Poland and the Baltic states are uneasy about Italian Foreign Minister Federica Mogherini’s bid to be European Union foreign policy chief, concerned that she may be soft on Russia, but look unlikely to block her, diplomats said on Monday (14 July).
Officials of the four countries declined to comment in public on their reservations about the appointment, due to be debated at an EU leaders’ summit in Brussels on Wednesday.
But Lithuanian President Dalia Grybauskaite made clear the former Soviet Baltic states are looking for the successor to Britain’s Catherine Ashton to develop a firm common line with Moscow over its annexation of Crimea and destabilisation of eastern Ukraine.
“Our main principle is that the person who will be appointed to the foreign policy position has to at least try to be neutral in regard to various differing opinions, and coordinate opinions of everyone – not provide a narrow or very controversial position, especially on Ukraine,” she told reporters in Vilnius.
Baltic diplomats said Mogherini, who has only been foreign minister since February, lacked experience of eastern Europe – the EU’s biggest current geopolitical challenge – and had sent some questionable signals during the Ukraine crisis.
They complained that Rome had been reluctant to impose EU sanctions on Moscow over its behaviour in Ukraine – an accusation denied by a source in the Italian Foreign Ministry.
“We have always voted in line with the rest of the EU in support of the sanctions,” the source said.
Opposition to her candidacy was “part of the normal process for a candidate in a complex landscape,” he said, adding that Italy’s position toward Russia had been in practice very similar to that of EU powers Germany and France.
Latvian Foreign Minister Edgars Rinkevics said the 10 former communist central and eastern European countries that joined the bloc in 2004 and 2007 want at least one of the top EU jobs to go to someone from their region.
Dialogue with Moscow
Italian Prime Minister Matteo Renzi has been lobbying fellow leaders actively in support of Mogherini, 41, a close Socialist ally, making phone calls to several of his peers at the weekend, aides said.
Renzi’s top official on EU policy, Undersecretary for European Affairs Sandro Gozi, defended her against criticism from eastern Europe.
“Federica Mogherini has defended the Italian position and maintained always, even in the most difficult moments, a line of dialogue open with Moscow, which is a position that is in line with the European Union, and in my mind it is a position that demonstrates great common sense,” he said in comments he published on his own Facebook page.
A Baltic official said it was unfortunate that Mogherini had chosen to make her first visit on as holder of the EU’s rotating presidency to Moscow.

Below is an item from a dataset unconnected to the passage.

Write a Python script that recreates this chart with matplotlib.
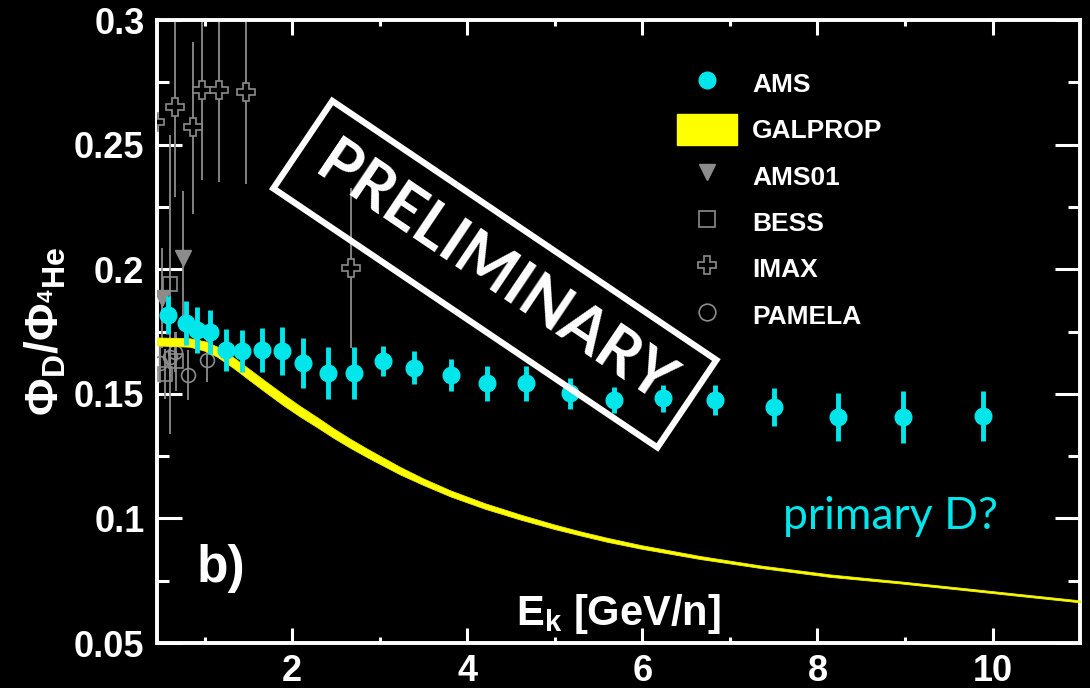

In Warsaw, Polish officials declined public comment. Poland has pushed its own foreign minister, Radoslaw Sikorski, for the EU foreign policy job, but he is seen by some west European governments as too confrontational with Russia.
People close to Poland’s governing coalition said Mogherini’s stance on Russia was a problem for them.
“Bearing in mind Italy’s position on the Ukrainian crisis and the generally soft attitude of Italy towards Russia it will be very difficult for us to support … Mogherini,” said a member of parliament for Prime Minister Donald Tusk’s Civil Platform party, speaking on condition of anonymity.
An EU diplomat in Brussels, reflecting the mood among central and east European countries, said: “We need someone with gravitas. Mogherini is not that person. She is a repetition of Ashton. And we need someone else. She lacks experience.”
However, the misgivings were unlikely to result in her candidacy being blocked, diplomats said, asking not to be named.
One eastern official said his country was “not opposing (Mogherini), but not happy”.